A 2011 Center for Public Integrity report found Quicken management pushed its employees “to falsify borrowers’ incomes on loan applications and to push overpriced deals on desperate or unwary homeowners.” Employees reported being bullied and pressured into illegal acts. Quicken said at the time that the Center and the article’s author — award winning investigative journalist Michael Hudson — are “not very credible” sources.


Gilbert has vehemently denied Quicken Loans ever wrote or originated subprime or risky mortgages, and says that all its loans were made to well-qualified buyers. Instead, he insists other issues, like high local taxes, are driving Detroit’s blight. Quicken reps previously told me that the company is proud of its lending record and added in a 2016 statement that “characterizing Quicken Loans as being responsible or associated in any way with the ‘foreclosure crisis’ in Detroit, or anywhere else in the country, is irresponsible and reckless.”

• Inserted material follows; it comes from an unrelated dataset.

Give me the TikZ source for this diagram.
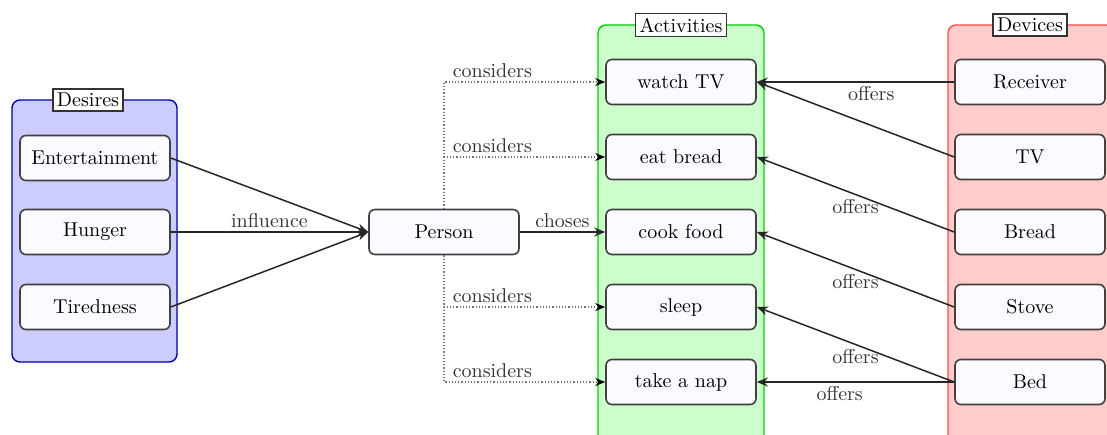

Which brings us to Gilbert’s combative nature. No one likes bad press, but he is notably protective of his image, as is evidenced by his aggressive and highly effective PR department. (MLive has described Quicken’s faux-Silicon Valley vibe as “Scientology-esque.”) Gilbert is also known for lashing out at detractors: In 2015, he tweeted that Motor City Muckraker’s Steve Neavling is “dirty scum” and among the “lying venom filled wannabes” who need to be held accountable. Gilbert successfully convinced Yahoo to remove a negative story, and he has a reputation for sending his PR machine after those who are critical of the company.


Infamously, Gilbert publicly trashed the Cleveland Cavaliers' LeBron James and labeled the basketball star a “cowardly traitor” when James announced he was leaving Cleveland for the Miami Heat in 2010.

Outside of the Metro Times’ 2014 investigation into Quicken’s track record, the only serious local look at it was the Detroit News’ 2015 blight investigation. However, it required a follow-up piece after Gilbert tweeted that the original article was “shoddy, lazy journalism.” He then went on WJR and told host Frank Beckmann, "I thought these [News reporters who wrote the article] were professionals. Clearly they're not.”


In a statement to the Metro Times sent after Gilbert’s name-calling, Detroit News managing editor Gary Miles wrote that Gilbert “didn’t so much challenge the facts of our reporting on foreclosures and blight in Detroit as he did attempt to assail the character and reputation of two of the most trusted and decorated journalists in Detroit, and the credibility of the News.”


Meanwhile, local and state officials eagerly work with Gilbert and offer him tax incentives to invest here, and his coverage is largely favorable. In Cleveland, residents are pushing back. In Detroit, there seems to be no such opposition.